Unabhängig davon, ob die Erhöhung des Rentenalters mit einem solchen «Autopiloten» umgesetzt wird oder anders: Das Sozialwerk würde spürbar entlastet. Schon mit dem Rentenalter 66 könnten AHV und Bund 2033 etwa 2,4 Milliarden Franken sparen. Das genügt zwar nicht ansatzweise, um die 8-Milliarden-Lücke zu füllen, die bei einer Einführung der 13. Rente droht. Aber zumindest ein kleiner Teil der Finanzierung liesse sich so lösen, der Initiativtext setzt dem Parlament in dieser Hinsicht keine Schranken.

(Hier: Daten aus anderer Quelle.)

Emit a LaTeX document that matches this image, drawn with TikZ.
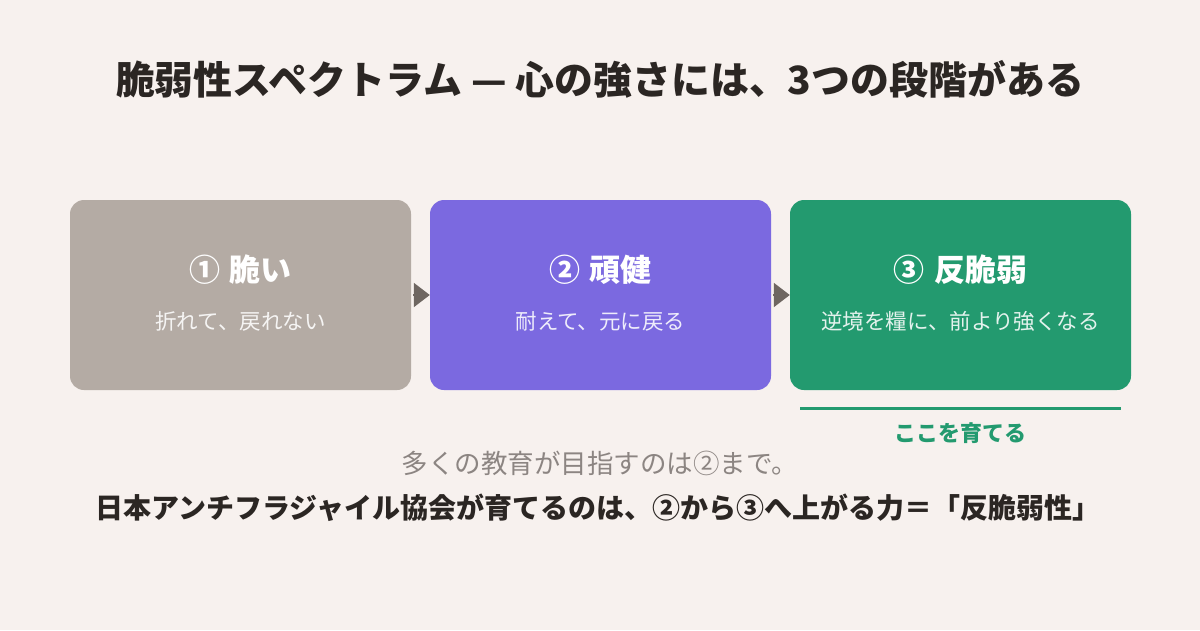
\documentclass[tikz,border=0pt]{standalone}
\usepackage{fontspec}
\setmainfont{Noto Sans CJK JP}
\usepackage{xcolor}
\usetikzlibrary{arrows.meta}

\definecolor{bgcream}{HTML}{F7F1EE}
\definecolor{brittle}{HTML}{B4ABA4}
\definecolor{robust}{HTML}{7B69E0}
\definecolor{antifrag}{HTML}{239A6F}
\definecolor{arrowgray}{HTML}{6E6661}
\definecolor{softgray}{HTML}{8C8582}
\definecolor{inkdark}{HTML}{2B2623}

\tikzset{
  stagebox/.style={rounded corners=14pt, minimum width=341pt, minimum height=190pt, inner sep=0pt},
  stagehead/.style={text=white, font=\fontsize{31}{36}\selectfont\bfseries},
  stagesub/.style={text=white, text opacity=0.88, font=\fontsize{21.5}{25}\selectfont},
  flow/.style={arrowgray, line width=2pt, shorten <=2pt, -{Triangle[length=16pt,width=24pt]}}
}

\begin{document}
\begin{tikzpicture}[x=1pt, y=-1pt]
      \fill[bgcream] (0,0) rectangle (1200,630);
      \useasboundingbox (0,0) rectangle (1200,630);

      \node[text=inkdark, font=\fontsize{38.9}{44}\selectfont\bfseries] (title) at (600,79) {脆弱性スペクトラム — 心の強さには、3つの段階がある};

      \node[stagebox, fill=brittle] (box1) at (240.5,295) {};
      \node[stagebox, fill=robust] (box2) at (600.5,295) {};
      \node[stagebox, fill=antifrag] (box3) at (960.5,295) {};

      \node[stagehead] (head1) at (240.5,270) {①\hspace{0.3em}脆い};
      \node[stagehead] (head2) at (600.5,270) {②\hspace{0.3em}頑健};
      \node[stagehead] (head3) at (960.5,270) {③\hspace{0.3em}反脆弱};

      \node[stagesub] (sub1) at (240.5,321) {折れて、戻れない};
      \node[stagesub] (sub2) at (600.5,321) {耐えて、元に戻る};
      \node[stagesub] (sub3) at (960.5,321) {逆境を糧に、前より強くなる};

      \draw[flow] (box1) -- (box2);
      \draw[flow] (box2) -- (box3);

      \coordinate (lineL) at (800,408);
      \coordinate (lineR) at (1121,408);
      \draw[antifrag, line width=3pt] (lineL) -- (lineR);
      \node[text=antifrag, font=\fontsize{22}{26}\selectfont\bfseries] (grow) at (960.5,433) {ここを育てる};

      \node[text=softgray, font=\fontsize{26.5}{30}\selectfont] (note) at (600,463) {多くの教育が目指すのは②まで。};
      \node[text=inkdark, font=\fontsize{28}{33}\selectfont\bfseries] (claim) at (598,508) {日本アンチフラジャイル協会が育てるのは、②から③へ上がる力＝「反脆弱性」};
\end{tikzpicture}
\end{document}
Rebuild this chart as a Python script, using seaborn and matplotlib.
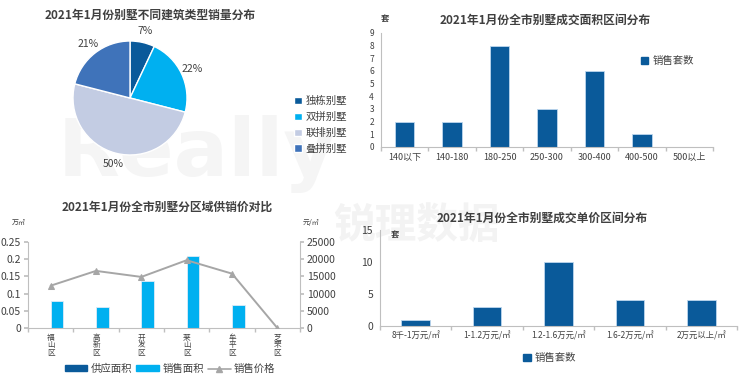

Letztes Jahr hat der FDP-Nationalrat Andri Silberschmidt einen Vorschlag mit einer ähnlichen Stossrichtung präsentiert: Die Schweiz soll das Rentenalter erhöhen und einen Teil der Einsparungen verwenden, um gezielt die Renten im unteren Bereich der AHV zu erhöhen. Dies wäre deutlich günstiger als die flächendeckende Erhöhung, welche die Gewerkschaften verlangen.

Ob solche Ideen weiterverfolgt werden, zeigt sich am 3. März. Findet die 13. Rente eine Mehrheit, wird dies die Debatte um die künftige Finanzierung der Renten grundlegend verändern.